Contributing to MMC with git

MMC source code is hosted on github: https://github.com/mandriva-management-console/mmc

Repo setup

  1. Setup an account on github and fork https://github.com/mandriva-management-console/mmc.

Then checkout your fork:

git clone git@github.com:<USER>/mmc.git
  1. Add a remote on mandriva-management-console/mmc
git remote add mmc git@github.com:mandriva-management-console/mmc.git
git remote update
  1. Create a local branch that is tracking the main repository
git branch master-mmc --track mmc/master
  1. Change the default behavior of git push (if no ref is specified, use the tracked branch by default)
git config --global push.default tracking

Using pull requests

We use github pull requests to review fixes and new features.

For each bugfix or new feature you will propose a pull request which can be merge directly in the MMC repository trough the github interface.

This means that you need to create and publish a branch for every fix or feature then ask a pull of these branches.
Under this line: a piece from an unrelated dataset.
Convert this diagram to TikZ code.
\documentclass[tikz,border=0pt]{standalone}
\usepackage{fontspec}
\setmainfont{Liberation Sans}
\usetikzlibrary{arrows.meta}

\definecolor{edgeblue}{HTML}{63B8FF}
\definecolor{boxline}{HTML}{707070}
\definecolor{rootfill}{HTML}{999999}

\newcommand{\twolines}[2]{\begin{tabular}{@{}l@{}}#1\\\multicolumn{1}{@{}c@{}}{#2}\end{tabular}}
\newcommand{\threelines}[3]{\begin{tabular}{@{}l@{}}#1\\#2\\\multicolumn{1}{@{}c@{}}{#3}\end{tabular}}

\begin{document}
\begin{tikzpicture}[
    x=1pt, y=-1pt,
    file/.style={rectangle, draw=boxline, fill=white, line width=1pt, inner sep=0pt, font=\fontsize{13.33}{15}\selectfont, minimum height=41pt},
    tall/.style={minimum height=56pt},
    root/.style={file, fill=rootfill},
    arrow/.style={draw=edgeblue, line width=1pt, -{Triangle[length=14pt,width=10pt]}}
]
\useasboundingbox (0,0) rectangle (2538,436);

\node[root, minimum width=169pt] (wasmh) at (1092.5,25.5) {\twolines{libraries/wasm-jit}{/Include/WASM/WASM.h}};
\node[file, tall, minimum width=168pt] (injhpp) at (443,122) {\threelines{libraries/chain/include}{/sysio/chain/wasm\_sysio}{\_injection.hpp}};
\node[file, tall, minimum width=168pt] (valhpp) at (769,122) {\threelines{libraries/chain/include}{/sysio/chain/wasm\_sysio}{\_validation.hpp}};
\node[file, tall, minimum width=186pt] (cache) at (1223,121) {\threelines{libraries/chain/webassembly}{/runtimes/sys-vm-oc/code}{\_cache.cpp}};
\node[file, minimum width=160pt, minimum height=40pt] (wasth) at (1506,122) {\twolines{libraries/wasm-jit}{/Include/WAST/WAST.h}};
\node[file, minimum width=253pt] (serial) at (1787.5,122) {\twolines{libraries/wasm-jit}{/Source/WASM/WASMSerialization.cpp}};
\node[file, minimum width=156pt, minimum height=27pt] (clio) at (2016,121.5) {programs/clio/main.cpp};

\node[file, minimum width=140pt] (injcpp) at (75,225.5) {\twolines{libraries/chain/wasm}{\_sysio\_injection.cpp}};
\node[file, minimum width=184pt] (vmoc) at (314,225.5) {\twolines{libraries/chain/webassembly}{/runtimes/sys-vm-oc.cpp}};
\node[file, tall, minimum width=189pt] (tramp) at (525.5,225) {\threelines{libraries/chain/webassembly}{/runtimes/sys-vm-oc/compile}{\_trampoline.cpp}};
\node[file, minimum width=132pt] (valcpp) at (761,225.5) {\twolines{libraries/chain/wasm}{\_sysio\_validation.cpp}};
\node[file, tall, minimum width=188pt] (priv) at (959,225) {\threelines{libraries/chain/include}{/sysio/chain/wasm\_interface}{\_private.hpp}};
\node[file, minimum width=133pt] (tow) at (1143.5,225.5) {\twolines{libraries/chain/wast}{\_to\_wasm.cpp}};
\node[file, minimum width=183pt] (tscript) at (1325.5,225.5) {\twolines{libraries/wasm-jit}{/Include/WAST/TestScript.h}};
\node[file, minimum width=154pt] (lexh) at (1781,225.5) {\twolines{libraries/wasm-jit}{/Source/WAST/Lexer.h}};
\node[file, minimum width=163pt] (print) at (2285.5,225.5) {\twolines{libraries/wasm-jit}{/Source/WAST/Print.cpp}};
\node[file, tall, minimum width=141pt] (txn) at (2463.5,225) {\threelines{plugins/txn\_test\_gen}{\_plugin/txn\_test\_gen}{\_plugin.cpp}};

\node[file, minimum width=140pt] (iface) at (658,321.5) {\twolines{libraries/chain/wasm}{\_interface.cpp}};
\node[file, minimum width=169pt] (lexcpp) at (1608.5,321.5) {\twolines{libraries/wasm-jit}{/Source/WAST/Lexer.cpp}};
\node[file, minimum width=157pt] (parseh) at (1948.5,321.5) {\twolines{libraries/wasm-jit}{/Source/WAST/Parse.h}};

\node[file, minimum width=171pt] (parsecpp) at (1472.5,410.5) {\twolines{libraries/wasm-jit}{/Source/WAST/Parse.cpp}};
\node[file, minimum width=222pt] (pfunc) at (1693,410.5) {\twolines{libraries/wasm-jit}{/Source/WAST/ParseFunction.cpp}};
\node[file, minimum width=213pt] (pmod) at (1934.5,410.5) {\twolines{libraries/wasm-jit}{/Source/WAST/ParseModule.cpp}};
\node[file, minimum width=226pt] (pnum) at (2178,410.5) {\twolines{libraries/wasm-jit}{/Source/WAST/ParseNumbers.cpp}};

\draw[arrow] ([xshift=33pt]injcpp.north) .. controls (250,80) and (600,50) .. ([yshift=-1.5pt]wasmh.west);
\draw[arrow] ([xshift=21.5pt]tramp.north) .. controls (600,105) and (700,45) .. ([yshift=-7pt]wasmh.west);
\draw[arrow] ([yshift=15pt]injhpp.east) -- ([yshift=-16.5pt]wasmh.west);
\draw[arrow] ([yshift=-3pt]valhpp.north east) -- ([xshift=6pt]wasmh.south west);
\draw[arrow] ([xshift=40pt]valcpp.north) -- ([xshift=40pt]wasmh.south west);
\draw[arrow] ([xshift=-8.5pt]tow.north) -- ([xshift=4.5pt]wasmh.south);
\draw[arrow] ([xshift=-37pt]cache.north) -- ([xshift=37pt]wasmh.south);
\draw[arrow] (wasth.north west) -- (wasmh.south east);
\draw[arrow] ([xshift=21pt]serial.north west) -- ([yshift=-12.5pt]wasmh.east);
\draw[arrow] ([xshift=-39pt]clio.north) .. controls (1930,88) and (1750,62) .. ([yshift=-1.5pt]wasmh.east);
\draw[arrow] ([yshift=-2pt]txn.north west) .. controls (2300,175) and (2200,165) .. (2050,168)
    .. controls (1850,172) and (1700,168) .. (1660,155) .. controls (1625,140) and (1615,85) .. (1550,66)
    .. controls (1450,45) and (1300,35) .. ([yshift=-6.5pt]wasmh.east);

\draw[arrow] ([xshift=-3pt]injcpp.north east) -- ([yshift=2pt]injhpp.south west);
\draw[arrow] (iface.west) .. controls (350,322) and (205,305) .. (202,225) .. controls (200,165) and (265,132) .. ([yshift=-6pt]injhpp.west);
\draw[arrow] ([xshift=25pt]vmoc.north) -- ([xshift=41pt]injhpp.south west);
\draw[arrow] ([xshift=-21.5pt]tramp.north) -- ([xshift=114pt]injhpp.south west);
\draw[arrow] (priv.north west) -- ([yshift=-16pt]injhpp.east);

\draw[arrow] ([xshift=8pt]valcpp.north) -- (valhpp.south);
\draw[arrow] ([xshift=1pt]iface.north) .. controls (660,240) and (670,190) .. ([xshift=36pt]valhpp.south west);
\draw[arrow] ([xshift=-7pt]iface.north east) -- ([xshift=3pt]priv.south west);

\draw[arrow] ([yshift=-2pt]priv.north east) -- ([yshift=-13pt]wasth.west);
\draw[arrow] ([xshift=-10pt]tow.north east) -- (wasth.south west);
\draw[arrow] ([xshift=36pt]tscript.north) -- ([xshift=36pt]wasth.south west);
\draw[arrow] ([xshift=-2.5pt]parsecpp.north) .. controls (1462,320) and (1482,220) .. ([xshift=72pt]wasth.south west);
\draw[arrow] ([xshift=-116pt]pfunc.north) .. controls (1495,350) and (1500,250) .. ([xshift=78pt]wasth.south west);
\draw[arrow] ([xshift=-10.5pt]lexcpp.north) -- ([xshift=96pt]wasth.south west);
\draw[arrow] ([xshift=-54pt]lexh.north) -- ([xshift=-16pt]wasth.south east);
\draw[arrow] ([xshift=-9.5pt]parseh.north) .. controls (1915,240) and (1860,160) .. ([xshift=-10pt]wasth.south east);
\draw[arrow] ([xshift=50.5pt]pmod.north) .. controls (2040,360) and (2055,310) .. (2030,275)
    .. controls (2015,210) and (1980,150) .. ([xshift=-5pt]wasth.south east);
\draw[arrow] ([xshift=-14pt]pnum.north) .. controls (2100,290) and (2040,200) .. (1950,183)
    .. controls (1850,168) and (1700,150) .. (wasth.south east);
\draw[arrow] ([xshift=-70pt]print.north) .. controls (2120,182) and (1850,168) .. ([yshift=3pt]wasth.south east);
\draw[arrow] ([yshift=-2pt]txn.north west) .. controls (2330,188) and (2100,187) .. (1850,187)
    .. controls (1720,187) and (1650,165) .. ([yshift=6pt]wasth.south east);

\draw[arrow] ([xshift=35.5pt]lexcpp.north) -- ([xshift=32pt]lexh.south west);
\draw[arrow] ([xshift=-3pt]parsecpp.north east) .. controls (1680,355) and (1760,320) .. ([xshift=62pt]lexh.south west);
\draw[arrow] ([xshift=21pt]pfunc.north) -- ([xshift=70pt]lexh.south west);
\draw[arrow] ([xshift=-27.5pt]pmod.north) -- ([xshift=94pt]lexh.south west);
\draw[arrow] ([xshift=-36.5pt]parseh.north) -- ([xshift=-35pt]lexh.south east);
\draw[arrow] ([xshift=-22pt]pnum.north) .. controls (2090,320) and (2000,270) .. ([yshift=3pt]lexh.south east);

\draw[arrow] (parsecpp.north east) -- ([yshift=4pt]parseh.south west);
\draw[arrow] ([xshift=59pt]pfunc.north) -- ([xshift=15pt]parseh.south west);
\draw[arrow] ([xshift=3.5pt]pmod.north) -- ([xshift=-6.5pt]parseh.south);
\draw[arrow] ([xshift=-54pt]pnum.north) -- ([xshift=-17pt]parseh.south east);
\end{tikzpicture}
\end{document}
Thanks to git, this is very easy.

The pull request commits must be clean and atomic.

Fixing a bug or developping a new feature in master

  1. Update the master-mmc branch to make sure we are working with an up-to-date installation.
git checkout master-mmc
git pull
  1. Create a local branch based on master-mmc
git checkout -b fix-blah-blah (or feature-blah-blah)
  1. Fix the bug with one or two commits (each commit must be atomic)
  2. Publish the branch to your github account
git-publish-branch (http://git-wt-commit.rubyforge.org/git-publish-branch)
  1. Test your fix or feature ! (others can also test it by merging your branch since its public now)
  2. If everything is fine, in the github interface, select the fix-blah-blah (or feature-blah-blah) branch and click on pull request.

Github will try to create a pull request on the master branch by default

In the pull request you can explain what your commit is fixing and how to reproduce the bug if needed.r

Commit format

You should type in the commit title the name of the module that is concerned by the commit. A commit usually fix or add a feature in a specific module (inventory, samba, etc...). If the commit target is not a single module you can use the project name (pulse2, core, mds).

<module|project>: <title> (70 chars max)
<blank line>
<detailed description>

If the commit is releated to an reported issue on http://projects.mandriva.org reference the issue number in the commit title or the commit body like this:

Fixes #1000

Will close the issue #1000 and make a relation between the commit and the issue in Redmine.

Refs #1000

Will just make a relation between the commit and the issue. The issue state won’t be changed.

Commit directly in master

If you have the rights to commit to the main repository and you are sure of your fix, you might want to commit directly in the main repo directly instead of creating a pull request.

Use the following procedure to keep a clean history on the main branch (ie: no merge commits)

  1. Always create a branch for working on your fix
git checkout master-mmc
git pull
git checkout -b fix-foo
  1. Fix what you want to fix, test etc. When ready go to 3.
  2. Update master-mmc to get latests commits
git checkout master-mmc
git pull
  1. Rebase your branch on top of master-mmc
git checkout fix-foo
git rebase master-mmc

This will apply all the commits you have made in fix-foo on top of the latest master-mmc history

  1. Then merge your branch on master-mmc and push the changes to the main repository
git checkout master-mmc
git merge fix-foo
git push

Since all commits in fix-foo are on top of the master-mmc commits thanks to rebase, the merge will be done in fast forward mode and there will be no merge commit.